University of California, Berkeley Law
Storytelling, Emotion Culture, and Performative Citizenship in the Undocumented Immigrants Movement
Thursday, September 26, 2019
Anita Tuvin Schlechter Auditorium, 7 p.m.
How have a group of immigrants who lack formal legal status, and have been targeted by anti-immigrant enforcement in their state, developed the sense of authorization necessary to become outspoken and effective activists? This lecture, which draws on four years of observation and interviews with undocumented activists in Phoenix, Arizona, will explore three practices that have helped to form this new social movement.
This program is sponsored by the Clarke Forum for Contemporary Issues and co-sponsored by the Women’s & Gender Resource Center, the departments of philosophy and political science, the Program in Policy Studies and the Churchill Fund.
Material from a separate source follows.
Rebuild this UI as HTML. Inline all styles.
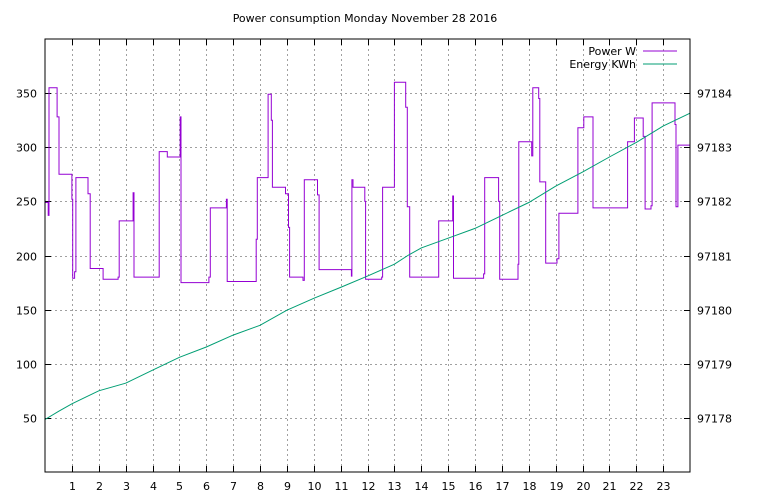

It is part of the Clarke Forum’s Leadership in an Age of Uncertainty Series.
Biography (provided by the speaker)
Kathryn Abrams is Herma Hill Kay Distinguished Professor of Law at UC-Berkeley School of Law, where she teaches Constitutional Law, Feminist Legal Theory, and Law and Social Movements. Her early scholarship on constitutional and statutory civil rights – including the Voting Rights Act and Title VII of the Civil Rights Act – led to a career-long interest in social movements that aim to secure greater equality under law. Her work on feminist legal theory analyzed the use of experiential narratives, and the character of women’s agency under circumstances of constraint. More recently she has become interested in the role of emotion in adjudication, rights claiming, and social movement mobilization. These interests have fueled her current project, a book on the mobilization of undocumented immigrants in Arizona, tentatively titled Open Hand, Closed Fist: Undocumented Immigrants Organize in the Valley of the Sun.